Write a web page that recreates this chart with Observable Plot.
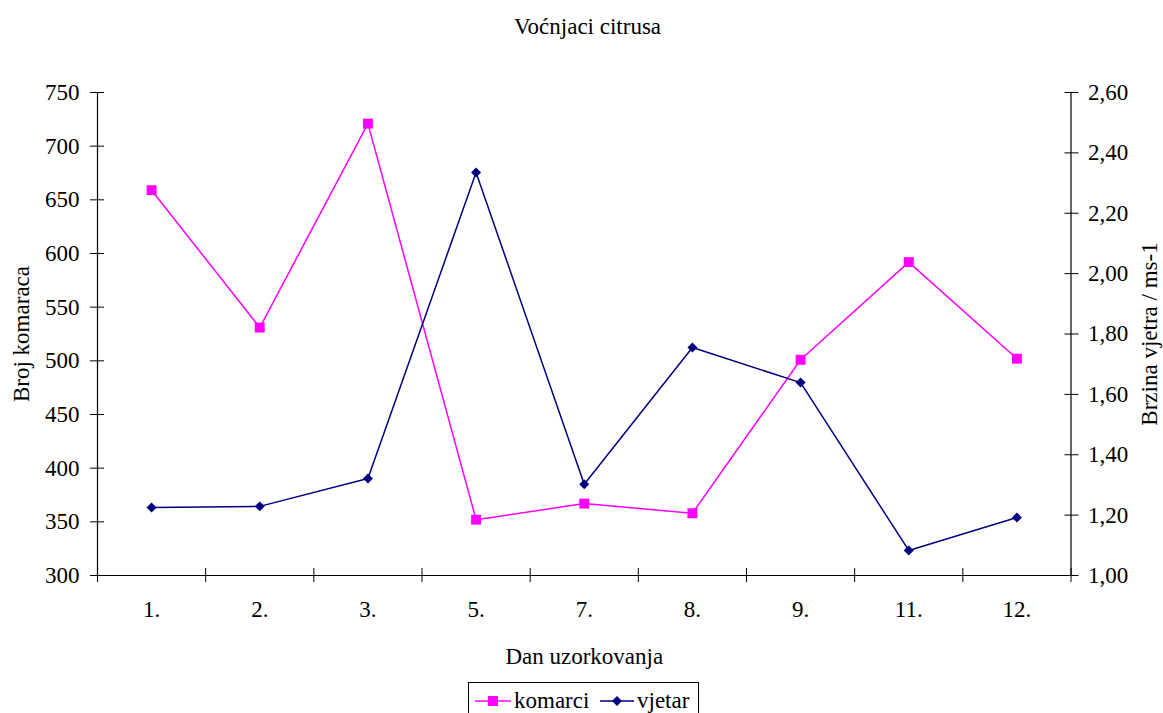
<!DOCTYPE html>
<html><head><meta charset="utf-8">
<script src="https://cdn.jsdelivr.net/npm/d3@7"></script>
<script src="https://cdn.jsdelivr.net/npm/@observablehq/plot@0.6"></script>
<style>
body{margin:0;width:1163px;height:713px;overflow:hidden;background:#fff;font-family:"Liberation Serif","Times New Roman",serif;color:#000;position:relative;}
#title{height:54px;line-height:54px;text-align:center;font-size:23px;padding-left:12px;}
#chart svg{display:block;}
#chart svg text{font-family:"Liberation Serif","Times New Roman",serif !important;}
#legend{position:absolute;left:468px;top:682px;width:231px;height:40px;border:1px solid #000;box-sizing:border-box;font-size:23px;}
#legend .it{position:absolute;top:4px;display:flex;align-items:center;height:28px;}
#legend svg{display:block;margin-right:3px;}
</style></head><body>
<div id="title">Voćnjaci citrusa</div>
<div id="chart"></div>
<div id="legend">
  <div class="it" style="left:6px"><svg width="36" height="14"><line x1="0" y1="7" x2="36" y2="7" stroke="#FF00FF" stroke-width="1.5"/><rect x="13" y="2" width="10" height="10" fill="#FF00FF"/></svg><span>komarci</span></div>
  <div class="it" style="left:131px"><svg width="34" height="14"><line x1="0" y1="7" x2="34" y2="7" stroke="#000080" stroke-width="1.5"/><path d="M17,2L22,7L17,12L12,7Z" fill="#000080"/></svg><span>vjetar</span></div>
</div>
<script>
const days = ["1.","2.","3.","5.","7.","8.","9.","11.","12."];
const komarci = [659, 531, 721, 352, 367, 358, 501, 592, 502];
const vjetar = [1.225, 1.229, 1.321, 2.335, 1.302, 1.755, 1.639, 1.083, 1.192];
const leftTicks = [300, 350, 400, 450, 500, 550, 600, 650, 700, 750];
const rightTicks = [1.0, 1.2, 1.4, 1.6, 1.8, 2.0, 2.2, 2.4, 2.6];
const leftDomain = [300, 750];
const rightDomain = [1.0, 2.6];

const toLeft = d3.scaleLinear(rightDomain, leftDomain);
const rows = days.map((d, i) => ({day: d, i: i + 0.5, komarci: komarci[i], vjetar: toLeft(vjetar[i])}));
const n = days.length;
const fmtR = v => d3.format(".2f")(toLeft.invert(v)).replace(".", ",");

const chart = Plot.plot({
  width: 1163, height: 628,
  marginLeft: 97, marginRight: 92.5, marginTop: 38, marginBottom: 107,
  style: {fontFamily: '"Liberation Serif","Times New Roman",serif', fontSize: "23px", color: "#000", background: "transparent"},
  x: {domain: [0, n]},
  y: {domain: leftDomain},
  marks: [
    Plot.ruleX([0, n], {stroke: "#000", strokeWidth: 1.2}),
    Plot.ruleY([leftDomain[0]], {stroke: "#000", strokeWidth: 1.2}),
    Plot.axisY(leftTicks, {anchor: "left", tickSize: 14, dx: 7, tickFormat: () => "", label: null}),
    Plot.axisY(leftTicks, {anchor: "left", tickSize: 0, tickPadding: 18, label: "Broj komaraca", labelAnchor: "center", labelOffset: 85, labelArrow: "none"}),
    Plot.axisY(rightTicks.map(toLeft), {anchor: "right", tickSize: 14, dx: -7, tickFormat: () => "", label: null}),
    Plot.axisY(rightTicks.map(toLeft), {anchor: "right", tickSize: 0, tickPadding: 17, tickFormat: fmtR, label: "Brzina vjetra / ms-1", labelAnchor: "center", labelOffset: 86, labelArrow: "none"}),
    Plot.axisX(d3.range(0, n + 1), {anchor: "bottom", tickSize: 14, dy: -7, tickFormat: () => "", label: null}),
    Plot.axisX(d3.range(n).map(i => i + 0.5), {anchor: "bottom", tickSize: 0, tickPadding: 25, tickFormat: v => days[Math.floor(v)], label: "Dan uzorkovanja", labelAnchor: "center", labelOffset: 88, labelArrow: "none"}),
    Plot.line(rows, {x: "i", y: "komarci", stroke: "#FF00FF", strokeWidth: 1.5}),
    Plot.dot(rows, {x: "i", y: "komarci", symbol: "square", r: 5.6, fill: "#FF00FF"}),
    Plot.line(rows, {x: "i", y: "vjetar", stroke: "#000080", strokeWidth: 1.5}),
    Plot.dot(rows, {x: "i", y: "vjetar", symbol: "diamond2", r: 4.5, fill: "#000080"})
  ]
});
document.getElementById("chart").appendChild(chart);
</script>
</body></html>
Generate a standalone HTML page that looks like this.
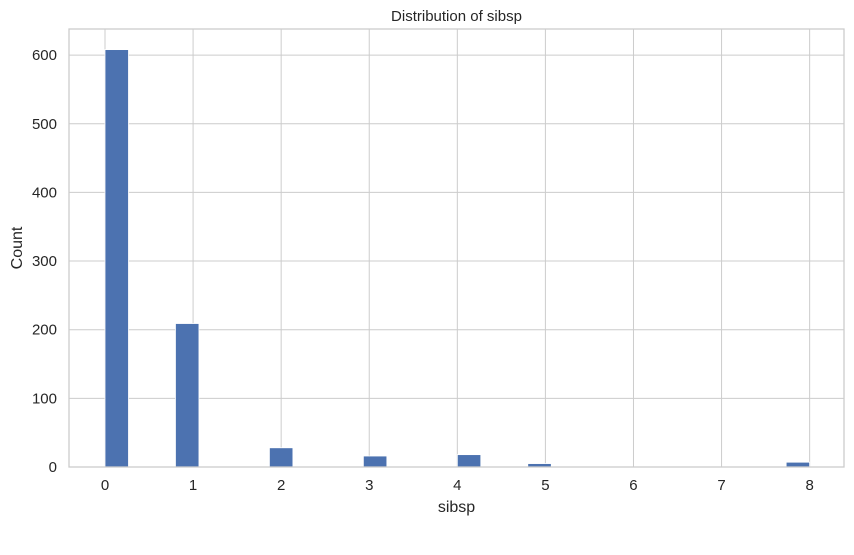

- - -

EXERCISE
Give again, please, precisely the lines that begin the records and run through the line with "const fmtR = v" in it, keeping both end lines and dropping any pictures.

RESULT OF THE EXERCISE
Write a web page that recreates this chart with Observable Plot.
<!DOCTYPE html>
<html><head><meta charset="utf-8">
<script src="https://cdn.jsdelivr.net/npm/d3@7"></script>
<script src="https://cdn.jsdelivr.net/npm/@observablehq/plot@0.6"></script>
<style>
body{margin:0;width:1163px;height:713px;overflow:hidden;background:#fff;font-family:"Liberation Serif","Times New Roman",serif;color:#000;position:relative;}
#title{height:54px;line-height:54px;text-align:center;font-size:23px;padding-left:12px;}
#chart svg{display:block;}
#chart svg text{font-family:"Liberation Serif","Times New Roman",serif !important;}
#legend{position:absolute;left:468px;top:682px;width:231px;height:40px;border:1px solid #000;box-sizing:border-box;font-size:23px;}
#legend .it{position:absolute;top:4px;display:flex;align-items:center;height:28px;}
#legend svg{display:block;margin-right:3px;}
</style></head><body>
<div id="title">Voćnjaci citrusa</div>
<div id="chart"></div>
<div id="legend">
  <div class="it" style="left:6px"><svg width="36" height="14"><line x1="0" y1="7" x2="36" y2="7" stroke="#FF00FF" stroke-width="1.5"/><rect x="13" y="2" width="10" height="10" fill="#FF00FF"/></svg><span>komarci</span></div>
  <div class="it" style="left:131px"><svg width="34" height="14"><line x1="0" y1="7" x2="34" y2="7" stroke="#000080" stroke-width="1.5"/><path d="M17,2L22,7L17,12L12,7Z" fill="#000080"/></svg><span>vjetar</span></div>
</div>
<script>
const days = ["1.","2.","3.","5.","7.","8.","9.","11.","12."];
const komarci = [659, 531, 721, 352, 367, 358, 501, 592, 502];
const vjetar = [1.225, 1.229, 1.321, 2.335, 1.302, 1.755, 1.639, 1.083, 1.192];
const leftTicks = [300, 350, 400, 450, 500, 550, 600, 650, 700, 750];
const rightTicks = [1.0, 1.2, 1.4, 1.6, 1.8, 2.0, 2.2, 2.4, 2.6];
const leftDomain = [300, 750];
const rightDomain = [1.0, 2.6];

const toLeft = d3.scaleLinear(rightDomain, leftDomain);
const rows = days.map((d, i) => ({day: d, i: i + 0.5, komarci: komarci[i], vjetar: toLeft(vjetar[i])}));
const n = days.length;
const fmtR = v => d3.format(".2f")(toLeft.invert(v)).replace(".", ",");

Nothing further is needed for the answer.